WORK REQUIRED: Drop every picture, then transcribe the remaining data exactly.

INFORMATION PROVIDED:
::::::::::

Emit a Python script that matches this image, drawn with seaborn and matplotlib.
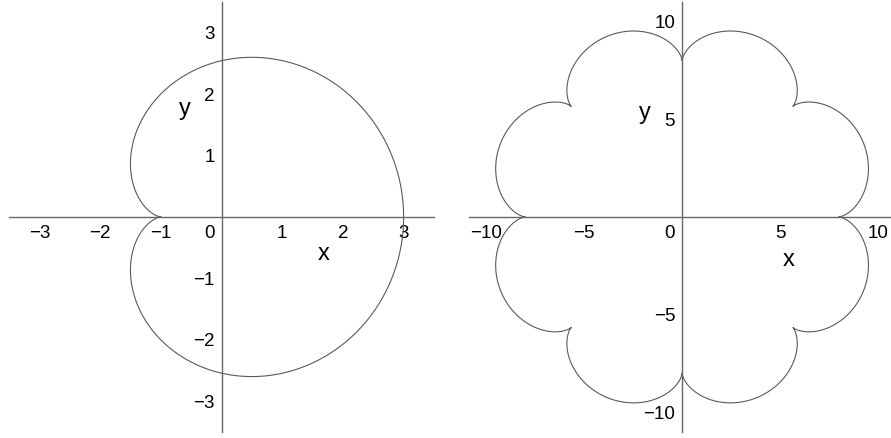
import numpy as np
import pandas as pd
import matplotlib
matplotlib.use("Agg")
import matplotlib.pyplot as plt
import matplotlib.transforms as mtransforms
from matplotlib.ticker import MultipleLocator
import seaborn as sns

# epicycloid parameters (cusp radius R, rolling circle r)
fixed_radius = [1, 8]
rolling_radius = [1, 1]
turn = [np.pi, 0.0]           # left curve is turned half way round (cusp at x=-1)
x_ticks = [[-3, -2, -1, 0, 1, 2, 3], [-10, -5, 0, 5, 10]]
y_ticks = [[-3, -2, -1, 1, 2, 3], [-10, -5, 5, 10]]
minor_step = [0.2, 1.0]
x_limits = [(-3.5, 3.5), (-10.87, 10.66)]
y_limits = [(-3.5, 3.5), (-11.0, 11.0)]
x_label_pos = [(1.68, -0.6), (5.45, -2.2)]
y_label_pos = [(-0.6, 1.75), (-1.9, 5.3)]


def epicycloid(R, r, rot):
    t = np.linspace(0, 2 * np.pi, 2000)
    k = (R + r) / r
    x = (R + r) * np.cos(t) - r * np.cos(k * t)
    y = (R + r) * np.sin(t) - r * np.sin(k * t)
    xr = x * np.cos(rot) - y * np.sin(rot)
    yr = x * np.sin(rot) + y * np.cos(rot)
    return pd.DataFrame({"x": xr, "y": yr})


sns.set_style("white")
plt.rcParams["font.family"] = ["Liberation Sans", "DejaVu Sans"]
plt.rcParams["text.color"] = "black"
plt.rcParams["xtick.labelcolor"] = "black"
plt.rcParams["ytick.labelcolor"] = "black"

fig = plt.figure(figsize=(8.91, 4.38), dpi=100)
axes = [fig.add_axes([0.0101, 0.0137, 0.477, 0.982]),
        fig.add_axes([0.5264, 0.0137, 0.4736, 0.982])]

line_col = "#5a5a5a"
axis_col = "#666666"

for i, ax in enumerate(axes):
    df = epicycloid(fixed_radius[i], rolling_radius[i], turn[i])
    sns.lineplot(data=df, x="x", y="y", sort=False, estimator=None,
                 color=line_col, linewidth=0.8, ax=ax)
    ax.set_xlim(*x_limits[i])
    ax.set_ylim(*y_limits[i])
    ax.set_xlabel("")
    ax.set_ylabel("")
    ax.set_facecolor("none")

    for s in ["top", "right"]:
        ax.spines[s].set_visible(False)
    ax.spines["left"].set_position("zero")
    ax.spines["bottom"].set_position("zero")
    for s in ["left", "bottom"]:
        ax.spines[s].set_color(axis_col)
        ax.spines[s].set_linewidth(1.0)

    ax.set_xticks(x_ticks[i])
    ax.set_yticks(y_ticks[i])
    ax.set_xticklabels([str(v).replace("-", "\u2212") for v in x_ticks[i]])
    ax.set_yticklabels([str(v).replace("-", "\u2212") for v in y_ticks[i]])
    ax.xaxis.set_minor_locator(MultipleLocator(minor_step[i]))
    ax.yaxis.set_minor_locator(MultipleLocator(minor_step[i]))
    ax.tick_params(axis="x", which="major", direction="in", length=3,
                   width=0.8, color=axis_col, labelsize=13.5, pad=6)
    ax.tick_params(axis="y", which="major", direction="out", length=3,
                   width=0.8, color=axis_col, labelsize=13.5, pad=2)
    ax.tick_params(axis="x", which="minor", direction="in", length=2,
                   width=0.6, color=axis_col)
    ax.tick_params(axis="y", which="minor", direction="out", length=2,
                   width=0.6, color=axis_col)

    # shift the 0 label left of the vertical axis
    for lab in ax.get_xticklabels():
        if lab.get_text() == "0":
            lab.set_transform(lab.get_transform() +
                              mtransforms.ScaledTranslation(-9 / 72, 0, fig.dpi_scale_trans))

    ax.text(*x_label_pos[i], "x", fontsize=17, ha="center", va="center")
    ax.text(*y_label_pos[i], "y", fontsize=17, ha="center", va="center")

fig.savefig("out.png", dpi=100)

::::::::::

SOLUTION FOR THIS PROBLEM:
Emit a Python script that matches this image, drawn with seaborn and matplotlib.
import numpy as np
import pandas as pd
import matplotlib
matplotlib.use("Agg")
import matplotlib.pyplot as plt
import matplotlib.transforms as mtransforms
from matplotlib.ticker import MultipleLocator
import seaborn as sns

# epicycloid parameters (cusp radius R, rolling circle r)
fixed_radius = [1, 8]
rolling_radius = [1, 1]
turn = [np.pi, 0.0]           # left curve is turned half way round (cusp at x=-1)
x_ticks = [[-3, -2, -1, 0, 1, 2, 3], [-10, -5, 0, 5, 10]]
y_ticks = [[-3, -2, -1, 1, 2, 3], [-10, -5, 5, 10]]
minor_step = [0.2, 1.0]
x_limits = [(-3.5, 3.5), (-10.87, 10.66)]
y_limits = [(-3.5, 3.5), (-11.0, 11.0)]
x_label_pos = [(1.68, -0.6), (5.45, -2.2)]
y_label_pos = [(-0.6, 1.75), (-1.9, 5.3)]


def epicycloid(R, r, rot):
    t = np.linspace(0, 2 * np.pi, 2000)
    k = (R + r) / r
    x = (R + r) * np.cos(t) - r * np.cos(k * t)
    y = (R + r) * np.sin(t) - r * np.sin(k * t)
    xr = x * np.cos(rot) - y * np.sin(rot)
    yr = x * np.sin(rot) + y * np.cos(rot)
    return pd.DataFrame({"x": xr, "y": yr})


sns.set_style("white")
plt.rcParams["font.family"] = ["Liberation Sans", "DejaVu Sans"]
plt.rcParams["text.color"] = "black"
plt.rcParams["xtick.labelcolor"] = "black"
plt.rcParams["ytick.labelcolor"] = "black"

fig = plt.figure(figsize=(8.91, 4.38), dpi=100)
axes = [fig.add_axes([0.0101, 0.0137, 0.477, 0.982]),
        fig.add_axes([0.5264, 0.0137, 0.4736, 0.982])]

line_col = "#5a5a5a"
axis_col = "#666666"

for i, ax in enumerate(axes):
    df = epicycloid(fixed_radius[i], rolling_radius[i], turn[i])
    sns.lineplot(data=df, x="x", y="y", sort=False, estimator=None,
                 color=line_col, linewidth=0.8, ax=ax)
    ax.set_xlim(*x_limits[i])
    ax.set_ylim(*y_limits[i])
    ax.set_xlabel("")
    ax.set_ylabel("")
    ax.set_facecolor("none")

    for s in ["top", "right"]:
        ax.spines[s].set_visible(False)
    ax.spines["left"].set_position("zero")
    ax.spines["bottom"].set_position("zero")
    for s in ["left", "bottom"]:
        ax.spines[s].set_color(axis_col)
        ax.spines[s].set_linewidth(1.0)

    ax.set_xticks(x_ticks[i])
    ax.set_yticks(y_ticks[i])
    ax.set_xticklabels([str(v).replace("-", "\u2212") for v in x_ticks[i]])
    ax.set_yticklabels([str(v).replace("-", "\u2212") for v in y_ticks[i]])
    ax.xaxis.set_minor_locator(MultipleLocator(minor_step[i]))
    ax.yaxis.set_minor_locator(MultipleLocator(minor_step[i]))
    ax.tick_params(axis="x", which="major", direction="in", length=3,
                   width=0.8, color=axis_col, labelsize=13.5, pad=6)
    ax.tick_params(axis="y", which="major", direction="out", length=3,
                   width=0.8, color=axis_col, labelsize=13.5, pad=2)
    ax.tick_params(axis="x", which="minor", direction="in", length=2,
                   width=0.6, color=axis_col)
    ax.tick_params(axis="y", which="minor", direction="out", length=2,
                   width=0.6, color=axis_col)

    # shift the 0 label left of the vertical axis
    for lab in ax.get_xticklabels():
        if lab.get_text() == "0":
            lab.set_transform(lab.get_transform() +
                              mtransforms.ScaledTranslation(-9 / 72, 0, fig.dpi_scale_trans))

    ax.text(*x_label_pos[i], "x", fontsize=17, ha="center", va="center")
    ax.text(*y_label_pos[i], "y", fontsize=17, ha="center", va="center")

fig.savefig("out.png", dpi=100)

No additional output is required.